The recent “Night Kingdom” rumor would fall under this guideline.
-Is the question actually a combination of two or more questions? Can I answer them all? I do prefer single questions, I must admit, because if I can’t answer all of the questions, I usually don’t do a partial answer, although I might take part of the question and put it with a similar question.
-Is the reader asking me something that is subjective, such as, “Will we like this resort/restaurant/ride?” I’m sorry, but it’s impossible to tell readers what they’ll like or not like because I don’t know what their particular tastes, budgets or experiences are. If you ask my opinion of something such as, “Which Moderate resort is Anita’s favorite?” I can answer this type of question because you’re asking for my advice based on my experiences. If you ask, “Which Moderate Will My Family Like?” it’s harder to answer, because I don’t know you well enough to determine that.
-Is there enough information in the question to enable me to give an educated answer? Don’t be afraid to send in as many details as you can. If it’s too much, it can always be edited down to the essential information, but if it’s too little, I may not be able to answer from the information given. Some questions can’t be answered properly unless I know things like when you’re going, where you plan on staying, how long you’ll be there, if you’ll have your own transportation, ages of the guests, etc. More information is better.
-And last, but not least, have you given me enough time to answer the question? If you’re leaving for your vacation in the next couple of days, It’s unlikely I can answer you in time. My columns can be in various stages of preparation weeks before they’re published. Please allow enough time (generally no less than three weeks before your departure) for an answer. On the other hand, if you ask your questions too early, you may not get an answer for several weeks or even months. For instance, I can’t tell you who will be the Candlelight Processional narrators yet, because no one knows who they are until the fall.
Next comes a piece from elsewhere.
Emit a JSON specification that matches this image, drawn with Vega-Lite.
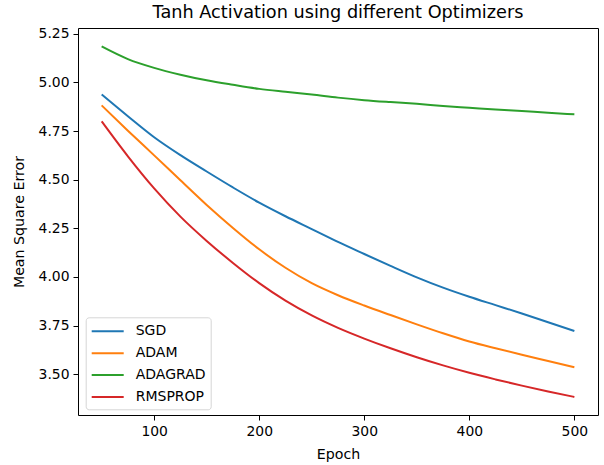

Now that I’ve shared my question selection process with you, I hope I haven’t scared you off from ever writing to me again. I know this will sound counter-intuitive, but please ignore about 95% of what I just told you. The truth is, I break my own set of selection guidelines all the time, especially when a particular question strikes a chord with me. As I like to tell Minnie Answer about a hundred times a week, “If you don’t try, you’ll never know!” So, please continue to send me whatever your questions may be. I read each and every one of them myself, and you just never know what might strike that chord on any given day.